# Set problem
Write the data out again exactly, with no pictures.

# Data extract
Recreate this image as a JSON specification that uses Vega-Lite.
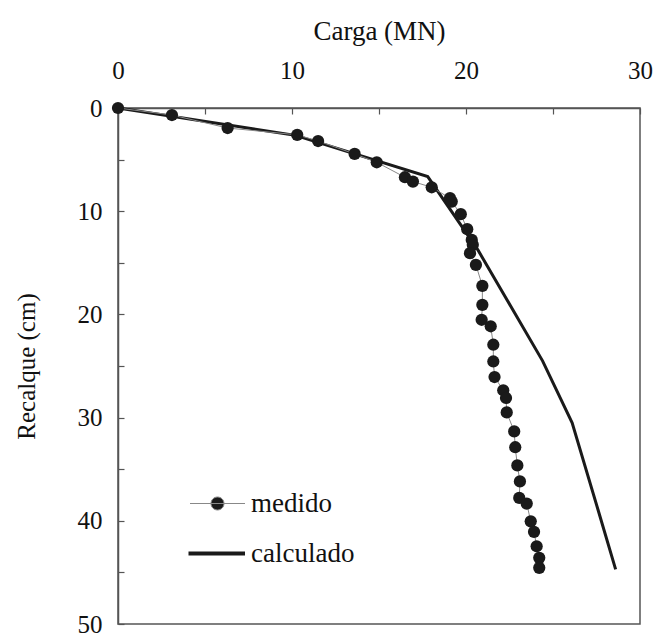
{
  "$schema": "https://vega.github.io/schema/vega-lite/v6.json",
  "width": 522,
  "height": 516,
  "autosize": {"type": "none"},
  "padding": {"left": 118, "top": 108, "right": 14, "bottom": 9},
  "background": "white",
  "config": {
    "view": {"stroke": "#555", "strokeWidth": 1.5},
    "font": "Liberation Serif, Times New Roman, serif",
    "axis": {
      "labelFont": "Liberation Serif, Times New Roman, serif",
      "titleFont": "Liberation Serif, Times New Roman, serif",
      "labelFontSize": 25,
      "titleFontSize": 25,
      "titleFontWeight": "normal",
      "labelColor": "#111",
      "titleColor": "#111",
      "domainColor": "#555",
      "domainWidth": 1.5,
      "tickColor": "#555",
      "tickWidth": 1.2,
      "grid": false
    }
  },
  "datasets": {
    "curvas": [
      {"serie": "medido", "carga": 0, "recalque": 0},
      {"serie": "medido", "carga": 3.1, "recalque": 0.68},
      {"serie": "medido", "carga": 6.3, "recalque": 1.94},
      {"serie": "medido", "carga": 10.3, "recalque": 2.6},
      {"serie": "medido", "carga": 11.5, "recalque": 3.2},
      {"serie": "medido", "carga": 13.6, "recalque": 4.45},
      {"serie": "medido", "carga": 14.87, "recalque": 5.26},
      {"serie": "medido", "carga": 16.49, "recalque": 6.71},
      {"serie": "medido", "carga": 16.95, "recalque": 7.13},
      {"serie": "medido", "carga": 18.03, "recalque": 7.68},
      {"serie": "medido", "carga": 19.08, "recalque": 8.74},
      {"serie": "medido", "carga": 19.18, "recalque": 9.07},
      {"serie": "medido", "carga": 19.7, "recalque": 10.29},
      {"serie": "medido", "carga": 20.07, "recalque": 11.74},
      {"serie": "medido", "carga": 20.33, "recalque": 12.78},
      {"serie": "medido", "carga": 20.39, "recalque": 13.26},
      {"serie": "medido", "carga": 20.23, "recalque": 14.07},
      {"serie": "medido", "carga": 20.57, "recalque": 15.2},
      {"serie": "medido", "carga": 20.94, "recalque": 17.23},
      {"serie": "medido", "carga": 20.94, "recalque": 19.07},
      {"serie": "medido", "carga": 20.9, "recalque": 20.52},
      {"serie": "medido", "carga": 21.42, "recalque": 21.15},
      {"serie": "medido", "carga": 21.57, "recalque": 22.94},
      {"serie": "medido", "carga": 21.57, "recalque": 24.56},
      {"serie": "medido", "carga": 21.64, "recalque": 26.07},
      {"serie": "medido", "carga": 22.14, "recalque": 27.35},
      {"serie": "medido", "carga": 22.3, "recalque": 28.1},
      {"serie": "medido", "carga": 22.34, "recalque": 29.5},
      {"serie": "medido", "carga": 22.77, "recalque": 31.34},
      {"serie": "medido", "carga": 22.83, "recalque": 32.87},
      {"serie": "medido", "carga": 22.95, "recalque": 34.63},
      {"serie": "medido", "carga": 23.1, "recalque": 36.18},
      {"serie": "medido", "carga": 23.06, "recalque": 37.78},
      {"serie": "medido", "carga": 23.49, "recalque": 38.33},
      {"serie": "medido", "carga": 23.72, "recalque": 40.05},
      {"serie": "medido", "carga": 23.91, "recalque": 41.07},
      {"serie": "medido", "carga": 24.06, "recalque": 42.47},
      {"serie": "medido", "carga": 24.21, "recalque": 43.59},
      {"serie": "medido", "carga": 24.21, "recalque": 44.56},
      {"serie": "calculado", "carga": 0, "recalque": 0},
      {"serie": "calculado", "carga": 10.2, "recalque": 2.65},
      {"serie": "calculado", "carga": 17.8, "recalque": 6.65},
      {"serie": "calculado", "carga": 20.7, "recalque": 13.8},
      {"serie": "calculado", "carga": 24.4, "recalque": 24.5},
      {"serie": "calculado", "carga": 26.1, "recalque": 30.5},
      {"serie": "calculado", "carga": 27.6, "recalque": 39.0},
      {"serie": "calculado", "carga": 28.6, "recalque": 44.7}
    ]
  },
  "data": {"name": "curvas"},
  "encoding": {
    "x": {
      "field": "carga",
      "type": "quantitative",
      "scale": {"domain": [0, 30], "nice": false, "zero": false},
      "axis": {
        "orient": "top",
        "title": "Carga (MN)",
        "titleFontSize": 27,
        "values": [0, 5, 10, 15, 20, 25, 30],
        "labelExpr": "datum.value % 10 === 0 ? datum.label : ''",
        "tickSize": -6,
        "labelPadding": 31,
        "titlePadding": 13,
        "labelFlush": false,
        "labelOverlap": false
      }
    },
    "y": {
      "field": "recalque",
      "type": "quantitative",
      "scale": {"domain": [0, 50], "reverse": true, "nice": false, "zero": false},
      "axis": {
        "orient": "left",
        "title": "Recalque (cm)",
        "values": [0, 5, 10, 15, 20, 25, 30, 35, 40, 45, 50],
        "labelExpr": "datum.value % 10 === 0 ? datum.label : ''",
        "tickSize": -6,
        "labelPadding": 22,
        "titlePadding": 38,
        "labelFlush": false,
        "labelOverlap": false
      }
    }
  },
  "layer": [
    {
      "transform": [{"filter": "datum.serie === 'calculado'"}],
      "mark": {"type": "line", "strokeWidth": 3, "clip": false},
      "encoding": {
        "order": {"field": "recalque", "type": "quantitative"},
        "color": {
          "field": "serie",
          "type": "nominal",
          "scale": {"domain": ["medido", "calculado"], "range": ["#888888", "#1a1a1a"]},
          "legend": {
            "title": null,
            "orient": "none",
            "legendX": 86,
            "legendY": 382,
            "symbolSize": 400,
            "labelFont": "Liberation Serif, Times New Roman, serif",
            "labelFontSize": 27,
            "labelColor": "#111",
            "labelOffset": 20,
            "rowPadding": 22,
            "encode": {
              "symbols": {
                "update": {
                  "shape": {"signal": "datum.value === 'medido' ? 'M-2.75,0L2.75,0M-0.65,0A0.65,0.65 0 1,0 0.65,0A0.65,0.65 0 1,0 -0.65,0Z' : 'M-2.9,0L2.75,0'"},
                  "fill": {"signal": "datum.value === 'medido' ? '#1a1a1a' : 'transparent'"},
                  "stroke": {"signal": "datum.value === 'medido' ? '#888888' : '#1a1a1a'"},
                  "strokeWidth": {"signal": "datum.value === 'medido' ? 1 : 4"}
                }
              }
            }
          }
        }
      }
    },
    {
      "transform": [{"filter": "datum.serie === 'medido'"}],
      "mark": {"type": "line", "strokeWidth": 1, "clip": false},
      "encoding": {
        "order": {"field": "recalque", "type": "quantitative"},
        "color": {"field": "serie", "type": "nominal"}
      }
    },
    {
      "transform": [{"filter": "datum.serie === 'medido'"}],
      "mark": {"type": "point", "filled": true, "size": 150, "opacity": 1, "color": "#1a1a1a", "clip": false},
      "encoding": {}
    }
  ]
}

# Response to this exercise
Recreate this image as a JSON specification that uses Vega-Lite.
{
  "$schema": "https://vega.github.io/schema/vega-lite/v6.json",
  "width": 522,
  "height": 516,
  "autosize": {"type": "none"},
  "padding": {"left": 118, "top": 108, "right": 14, "bottom": 9},
  "background": "white",
  "config": {
    "view": {"stroke": "#555", "strokeWidth": 1.5},
    "font": "Liberation Serif, Times New Roman, serif",
    "axis": {
      "labelFont": "Liberation Serif, Times New Roman, serif",
      "titleFont": "Liberation Serif, Times New Roman, serif",
      "labelFontSize": 25,
      "titleFontSize": 25,
      "titleFontWeight": "normal",
      "labelColor": "#111",
      "titleColor": "#111",
      "domainColor": "#555",
      "domainWidth": 1.5,
      "tickColor": "#555",
      "tickWidth": 1.2,
      "grid": false
    }
  },
  "datasets": {
    "curvas": [
      {"serie": "medido", "carga": 0, "recalque": 0},
      {"serie": "medido", "carga": 3.1, "recalque": 0.68},
      {"serie": "medido", "carga": 6.3, "recalque": 1.94},
      {"serie": "medido", "carga": 10.3, "recalque": 2.6},
      {"serie": "medido", "carga": 11.5, "recalque": 3.2},
      {"serie": "medido", "carga": 13.6, "recalque": 4.45},
      {"serie": "medido", "carga": 14.87, "recalque": 5.26},
      {"serie": "medido", "carga": 16.49, "recalque": 6.71},
      {"serie": "medido", "carga": 16.95, "recalque": 7.13},
      {"serie": "medido", "carga": 18.03, "recalque": 7.68},
      {"serie": "medido", "carga": 19.08, "recalque": 8.74},
      {"serie": "medido", "carga": 19.18, "recalque": 9.07},
      {"serie": "medido", "carga": 19.7, "recalque": 10.29},
      {"serie": "medido", "carga": 20.07, "recalque": 11.74},
      {"serie": "medido", "carga": 20.33, "recalque": 12.78},
      {"serie": "medido", "carga": 20.39, "recalque": 13.26},
      {"serie": "medido", "carga": 20.23, "recalque": 14.07},
      {"serie": "medido", "carga": 20.57, "recalque": 15.2},
      {"serie": "medido", "carga": 20.94, "recalque": 17.23},
      {"serie": "medido", "carga": 20.94, "recalque": 19.07},
      {"serie": "medido", "carga": 20.9, "recalque": 20.52},
      {"serie": "medido", "carga": 21.42, "recalque": 21.15},
      {"serie": "medido", "carga": 21.57, "recalque": 22.94},
      {"serie": "medido", "carga": 21.57, "recalque": 24.56},
      {"serie": "medido", "carga": 21.64, "recalque": 26.07},
      {"serie": "medido", "carga": 22.14, "recalque": 27.35},
      {"serie": "medido", "carga": 22.3, "recalque": 28.1},
      {"serie": "medido", "carga": 22.34, "recalque": 29.5},
      {"serie": "medido", "carga": 22.77, "recalque": 31.34},
      {"serie": "medido", "carga": 22.83, "recalque": 32.87},
      {"serie": "medido", "carga": 22.95, "recalque": 34.63},
      {"serie": "medido", "carga": 23.1, "recalque": 36.18},
      {"serie": "medido", "carga": 23.06, "recalque": 37.78},
      {"serie": "medido", "carga": 23.49, "recalque": 38.33},
      {"serie": "medido", "carga": 23.72, "recalque": 40.05},
      {"serie": "medido", "carga": 23.91, "recalque": 41.07},
      {"serie": "medido", "carga": 24.06, "recalque": 42.47},
      {"serie": "medido", "carga": 24.21, "recalque": 43.59},
      {"serie": "medido", "carga": 24.21, "recalque": 44.56},
      {"serie": "calculado", "carga": 0, "recalque": 0},
      {"serie": "calculado", "carga": 10.2, "recalque": 2.65},
      {"serie": "calculado", "carga": 17.8, "recalque": 6.65},
      {"serie": "calculado", "carga": 20.7, "recalque": 13.8},
      {"serie": "calculado", "carga": 24.4, "recalque": 24.5},
      {"serie": "calculado", "carga": 26.1, "recalque": 30.5},
      {"serie": "calculado", "carga": 27.6, "recalque": 39.0},
      {"serie": "calculado", "carga": 28.6, "recalque": 44.7}
    ]
  },
  "data": {"name": "curvas"},
  "encoding": {
    "x": {
      "field": "carga",
      "type": "quantitative",
      "scale": {"domain": [0, 30], "nice": false, "zero": false},
      "axis": {
        "orient": "top",
        "title": "Carga (MN)",
        "titleFontSize": 27,
        "values": [0, 5, 10, 15, 20, 25, 30],
        "labelExpr": "datum.value % 10 === 0 ? datum.label : ''",
        "tickSize": -6,
        "labelPadding": 31,
        "titlePadding": 13,
        "labelFlush": false,
        "labelOverlap": false
      }
    },
    "y": {
      "field": "recalque",
      "type": "quantitative",
      "scale": {"domain": [0, 50], "reverse": true, "nice": false, "zero": false},
      "axis": {
        "orient": "left",
        "title": "Recalque (cm)",
        "values": [0, 5, 10, 15, 20, 25, 30, 35, 40, 45, 50],
        "labelExpr": "datum.value % 10 === 0 ? datum.label : ''",
        "tickSize": -6,
        "labelPadding": 22,
        "titlePadding": 38,
        "labelFlush": false,
        "labelOverlap": false
      }
    }
  },
  "layer": [
    {
      "transform": [{"filter": "datum.serie === 'calculado'"}],
      "mark": {"type": "line", "strokeWidth": 3, "clip": false},
      "encoding": {
        "order": {"field": "recalque", "type": "quantitative"},
        "color": {
          "field": "serie",
          "type": "nominal",
          "scale": {"domain": ["medido", "calculado"], "range": ["#888888", "#1a1a1a"]},
          "legend": {
            "title": null,
            "orient": "none",
            "legendX": 86,
            "legendY": 382,
            "symbolSize": 400,
            "labelFont": "Liberation Serif, Times New Roman, serif",
            "labelFontSize": 27,
            "labelColor": "#111",
            "labelOffset": 20,
            "rowPadding": 22,
            "encode": {
              "symbols": {
                "update": {
                  "shape": {"signal": "datum.value === 'medido' ? 'M-2.75,0L2.75,0M-0.65,0A0.65,0.65 0 1,0 0.65,0A0.65,0.65 0 1,0 -0.65,0Z' : 'M-2.9,0L2.75,0'"},
                  "fill": {"signal": "datum.value === 'medido' ? '#1a1a1a' : 'transparent'"},
                  "stroke": {"signal": "datum.value === 'medido' ? '#888888' : '#1a1a1a'"},
                  "strokeWidth": {"signal": "datum.value === 'medido' ? 1 : 4"}
                }
              }
            }
          }
        }
      }
    },
    {
      "transform": [{"filter": "datum.serie === 'medido'"}],
      "mark": {"type": "line", "strokeWidth": 1, "clip": false},
      "encoding": {
        "order": {"field": "recalque", "type": "quantitative"},
        "color": {"field": "serie", "type": "nominal"}
      }
    },
    {
      "transform": [{"filter": "datum.serie === 'medido'"}],
      "mark": {"type": "point", "filled": true, "size": 150, "opacity": 1, "color": "#1a1a1a", "clip": false},
      "encoding": {}
    }
  ]
}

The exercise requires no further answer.